DATA SECTION:
* * * * *
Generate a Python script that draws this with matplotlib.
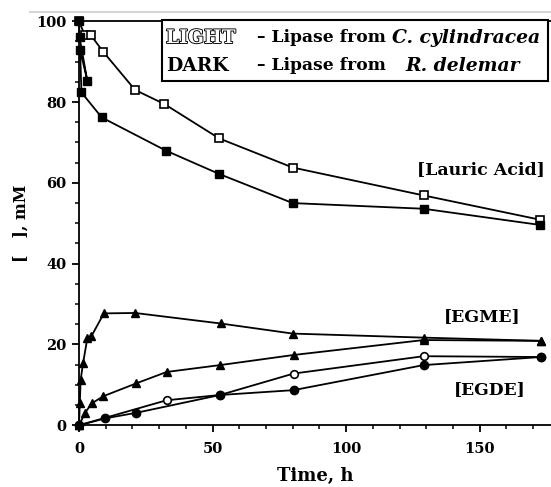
import numpy as np
import matplotlib.pyplot as plt
import matplotlib.patheffects as pe
from matplotlib.patches import Rectangle
from matplotlib.lines import Line2D
from matplotlib.ticker import MultipleLocator

# Datos (tiempo en h, concentracion en mM)
# Acido laurico - C. cylindracea (claro)
t_lau_light = [0, 2.2, 4.5, 9, 21, 32, 52.5, 80, 129, 172.5]
y_lau_light = [100, 96.5, 96.5, 92.5, 83, 79.5, 71, 63.8, 56.9, 50.9]
# Acido laurico - R. delemar (oscuro)
t_lau_dark = [0, 0.2, 3.1, 0.4, 0.9, 8.5, 32.5, 52.5, 80, 129, 172.5]
y_lau_dark = [100, 96, 85.3, 93, 82.4, 76.2, 68, 62.2, 55, 53.6, 49.6]
# EGME
t_egme_a = [0, 0.3, 0.6, 1.5, 3.1, 4.6, 9.3, 21, 53, 80, 129, 173]
y_egme_a = [0, 5.5, 11.2, 15.3, 21.5, 22, 27.7, 27.8, 25.2, 22.7, 21.7, 20.9]
t_egme_b = [0, 2.2, 4.7, 9.1, 21.5, 32.8, 52.8, 80.3, 129, 173]
y_egme_b = [0, 3.0, 5.4, 7.2, 10.4, 13.2, 14.9, 17.4, 21.1, 20.9]
# EGDE
t_egde_light = [0, 32.8, 52.8, 80.3, 129, 173]
y_egde_light = [0, 6.2, 7.5, 12.8, 17.1, 16.9]
t_egde_dark = [0, 9.7, 21.5, 52.8, 80.3, 129, 173]
y_egde_dark = [0, 1.7, 3.1, 7.5, 8.7, 14.9, 16.9]

plt.rcParams['font.family'] = 'DejaVu Serif'
plt.rcParams['font.weight'] = 'bold'

fig = plt.figure(figsize=(5.51, 4.87), dpi=100)
ax = fig.add_axes([0.1434, 0.1267, 0.8566, 0.8296])

lw = 1.3
kw = dict(color='black', lw=lw, clip_on=False)
ax.plot(t_lau_light, y_lau_light, marker='s', ms=5.5, mfc='white', mec='black', mew=1.2, **kw)
ax.plot(t_lau_dark, y_lau_dark, marker='s', ms=5.5, mfc='black', mec='black', **kw)
ax.plot(t_egme_a, y_egme_a, marker='^', ms=6, mfc='black', mec='black', **kw)
ax.plot(t_egme_b, y_egme_b, marker='^', ms=6, mfc='black', mec='black', **kw)
ax.plot(t_egde_light, y_egde_light, marker='o', ms=5.5, mfc='white', mec='black', mew=1.2, **kw)
ax.plot(t_egde_dark, y_egde_dark, marker='o', ms=6, mfc='black', mec='black', **kw)

ax.set_xlim(0, 176.7)
ax.set_ylim(0, 100)
ax.spines['right'].set_visible(False)
for s in ['left', 'bottom', 'top']:
    ax.spines[s].set_linewidth(1.3)
ax.xaxis.set_major_locator(MultipleLocator(50))
ax.xaxis.set_minor_locator(MultipleLocator(10))
ax.yaxis.set_major_locator(MultipleLocator(20))
ax.yaxis.set_minor_locator(MultipleLocator(5))
ax.tick_params(which='major', direction='out', length=5, width=1.3, labelsize=10.5, pad=4)
ax.tick_params(axis='x', which='major', pad=7)
ax.tick_params(which='minor', direction='out', length=3, width=1.1)
for lab in ax.get_xticklabels() + ax.get_yticklabels():
    lab.set_fontweight('bold')

ax.set_xlabel('Time, h', fontsize=13, fontweight='bold', labelpad=8)
ax.set_ylabel('[   ], mM', fontsize=11.5, fontweight='bold', labelpad=5)

# Recuadro de la leyenda
ax.add_patch(Rectangle((0.176, 0.852), 0.818, 0.151, transform=ax.transAxes,
                       fc='white', lw=1.5, ec='black', clip_on=False, zorder=3))
tf = dict(fontweight='bold', va='center', transform=fig.transFigure, zorder=4)
fig.text(166/551, 1 - 38/487, 'LIGHT', color='white', fontsize=13.5,
         path_effects=[pe.withStroke(linewidth=1.3, foreground='black')], **tf)
fig.text(257/551, 1 - 38/487, '– Lipase from', fontsize=12.3, **tf)
fig.text(392/551, 1 - 38/487, 'C. cylindracea', style='italic', fontsize=13.5, **tf)
fig.text(166/551, 1 - 66/487, 'DARK', fontsize=13.5, **tf)
fig.text(257/551, 1 - 66/487, '– Lipase from', fontsize=12.3, **tf)
fig.text(405/551, 1 - 66/487, 'R. delemar', style='italic', fontsize=13.5, **tf)

# Etiquetas de las curvas
fig.text(481/551, 1 - 170/487, '[Lauric Acid]', fontsize=12.5, fontweight='bold', ha='center', va='center')
fig.text(482/551, 1 - 317/487, '[EGME]', fontsize=12.5, fontweight='bold', ha='center', va='center')
fig.text(490/551, 1 - 390/487, '[EGDE]', fontsize=12.3, fontweight='bold', ha='center', va='center')

# linea gris del escaneo
fig.add_artist(Line2D([30/551, 1], [1 - 12/487, 1 - 12/487], color='#d5d5d5', lw=1.5))

fig.savefig('out.png', dpi=100)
* * * * *
DO THIS: Copy every line in the listing above where the string "matplotlib" turns up.

CORRECT RESPONSE:
Generate a Python script that draws this with matplotlib.
import matplotlib.pyplot as plt
import matplotlib.patheffects as pe
from matplotlib.patches import Rectangle
from matplotlib.lines import Line2D
from matplotlib.ticker import MultipleLocator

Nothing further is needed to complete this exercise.